GLT: What do you see as the Foundation’s mission?
SM: The Harvey Milk Foundation is very similar to the [Cesar] Chavez foundation and the [Martin Luther] King foundation in many ways, which is to further the message and the legacy and the impact of the story of my uncle. It’s meant to build coalitions, to build collaborations, to build capacity of different organizations.
One of my main goals of the Milk foundation is for people to think of our human rights movement beyond the borders of their city, beyond the borders of their state, beyond the borders of their country. Because I think that the only way we sustain our rights in long terms, on historical terms, is if we can do it on a global level. And that is a big push for people. It really is. It’s very difficult for people to think outside their community or to think outside their state or to think outside their nation. I think we will never fully attain our rights if we don’t do that.
GLT: What do you think about the current GLBT civil rights movement?
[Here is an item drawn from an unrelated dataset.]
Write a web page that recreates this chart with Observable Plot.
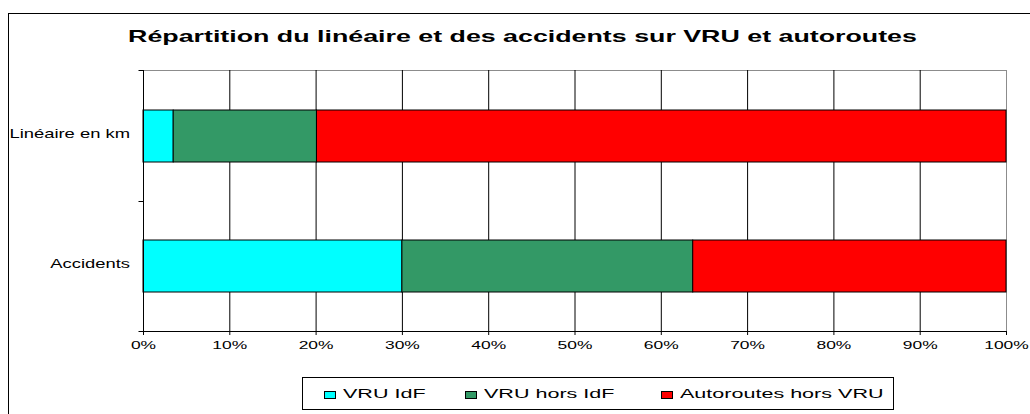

SM: In the U.S., its very frustrating, in a way, that what Harvey fought hardest about in San Francisco more than three decades ago was protection in employment and housing, and we still don’t have that in more than half the country. We do not have it federally, and we are still debating in Congress whether we should have employment nondiscrimination protections for LGBT people.
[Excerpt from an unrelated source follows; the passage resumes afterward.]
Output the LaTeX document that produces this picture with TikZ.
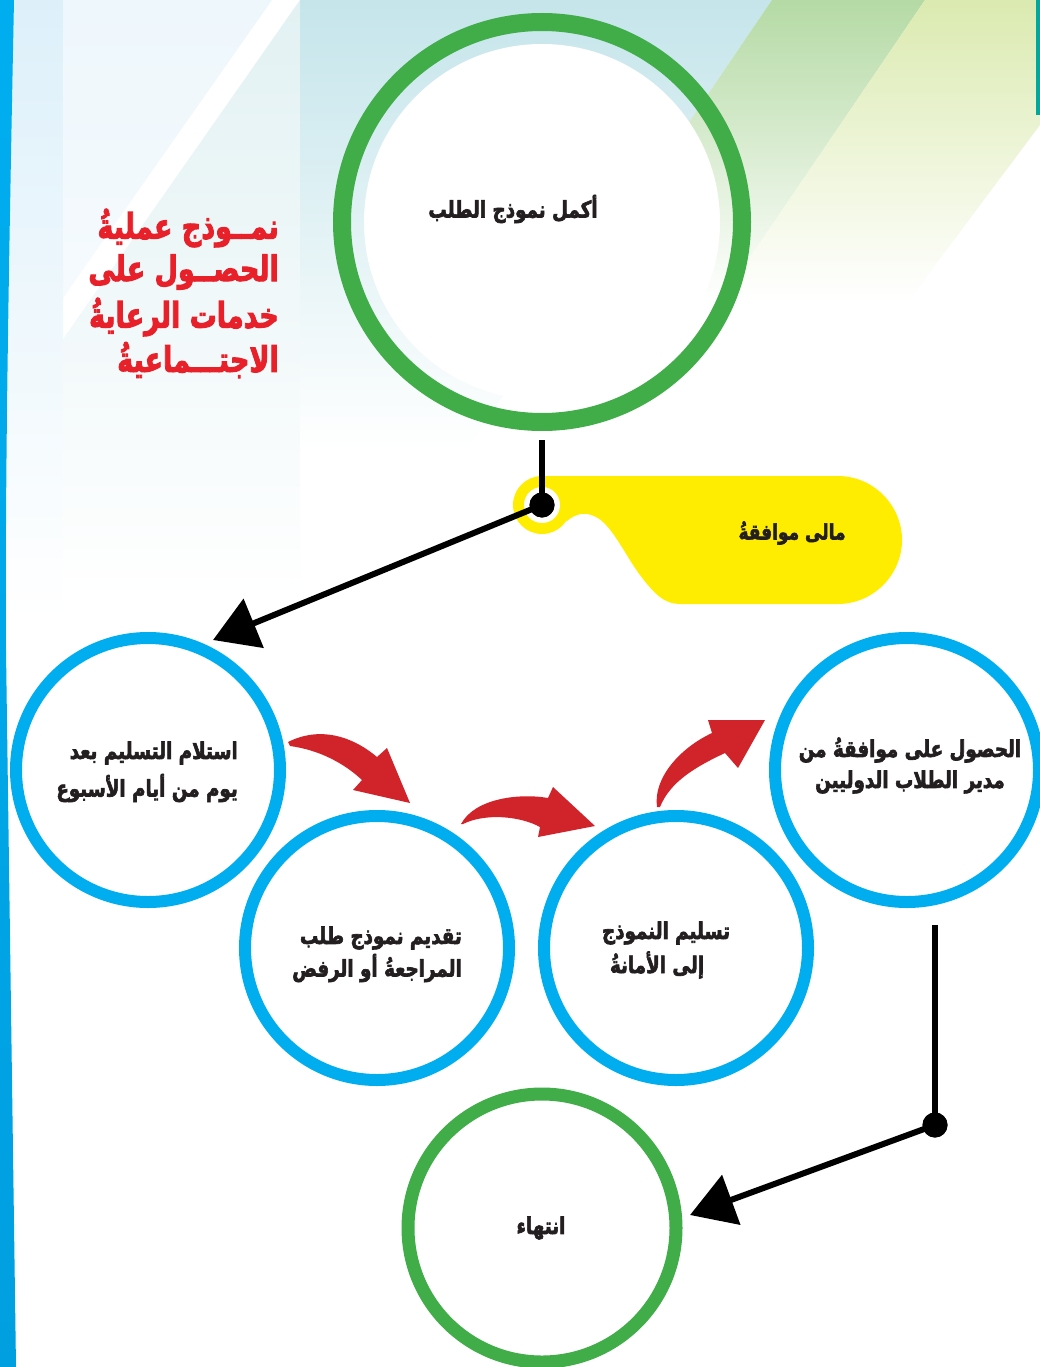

When I travel abroad, even in a place like Spain, which has the highest level of civil rights for any minority including lesbians and gays and is a predominately Catholic country, they are shocked when I correct them when they say, ‘You’ve been there for a long time before we were.’ I tell them we’re not there. Most of the world thinks that we are as far along as they are but it’s not true.
And so I think the state of the civil rights movement in the U.S. is frustrating because we have not been able to move the bar on some of these core issues. And they are core issues because it’s very easy to be forced back in the closet when you work for an employer in a state [where] you know … being out get you legally fired. It’s legal in my primary state of residence, Florida. You can’t sue an employer if they came in and said, ‘Oh I know you’re a gay activist. You’re fired.’ And there’s no legal recourse that you have. Now does that happen a lot? Possibly not, but it probably does happen without them saying it. They probably would find another reason.
GLT: What do you think about the recently created Harvey Milk Day?
SM: The day of recognition is just terrific. I think that this gives us an opportunity to discuss human rights, civil rights, disadvantaged and marginalized communities and how that pertains to the current civil rights struggle that the LGBT community has.
And I think places like Bakersfield where there’s a debate going on whether they should withdraw from the Harvey Milk celebration is a good thing. There has been some amazing testimony that’s come from youth including youths that are allies who stood up in this adult forum of the school board and said that ‘you are a very closed minded people,’ that you’re excluding an element of a population,’ and a ‘gift from a community that we need to celebrate.’ They were being, very eloquent on that. And on the other side, we were hearing what we hear all over the world, which is a tremendous fear of our community.
I think it’s very critical that in California, we continue to dialogue, that the state sets the tone in dialogue and communication on this issue. Three-fourths of the world’s GLBT people are still unable to exist or be open and authentic.